Acton Notes - President Message

Dear Friends,

Contemporary religious thinkers sometimes present a stark division between wealth and righteousness, arguing that embracing righteousness necessarily means spurning wealth. The early church, however, had a more nuanced view. Consider, for example, Clement of Alexandria (d. 215 ad). During Clement’s lifetime, Alexandria was among the world’s important centers of culture and trade, and his congregation was one of the most cosmopolitan of the Roman Empire. But did Clement exhort his affluent congregants to cast away their wealth?

Not exactly. In his homily on Matthew 19:16–30, “Who Is the Rich Man That Is Saved?,” Clement cautions that wealth can be perilous, but one cannot avoid this peril merely by renouncing wealth. Rather, wealth and worldly goods are gifts of God. As such, Clement explains, “They lie at our disposal like materials or like instruments that can be well used by those who know how.” If an instrument is used poorly, one blames the one who wields it, not the instrument. In the same way, the blame for the unjust use of wealth lies not with the wealth but with its owner. “That which is capable of using it well or ill by reason of its free choices is to be held responsible,” and, for Clement, “this is the human mind, which possesses both independent judgment and the power of free choice in the disposal of what has been given it.” Therefore, according to Clement, “what is to be destroyed is not one’s possessions but the passions of the soul, which hinder the right use of one’s property.”

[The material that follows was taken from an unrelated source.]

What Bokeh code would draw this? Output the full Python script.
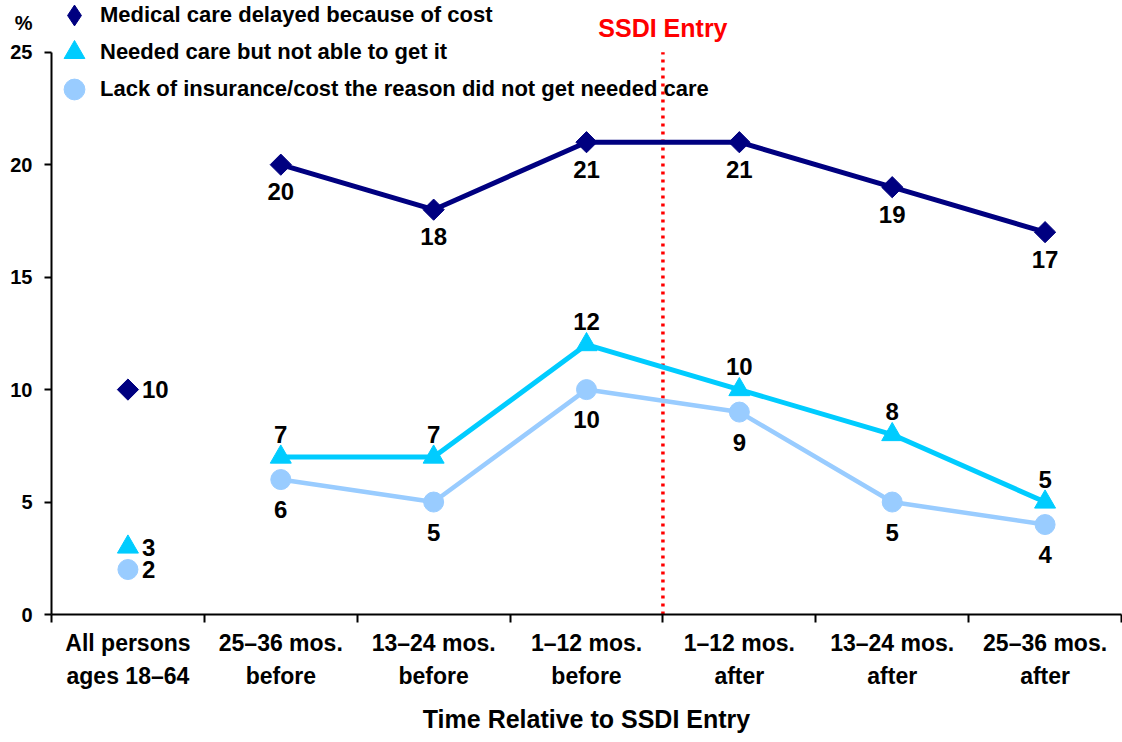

God has given us reason, freedom, and responsibility, as well as goods, wealth, and property. Stewardship does not necessarily mean renouncing wealth (though some are called to do so); it does mean responsibly using that which God has entrusted to us. It is a difficult calling, but one we are not free to reject. The Acton Institute is committed to promoting the responsible stewardship of wealth in a market economy, and I thank you for the support that allows us to do so.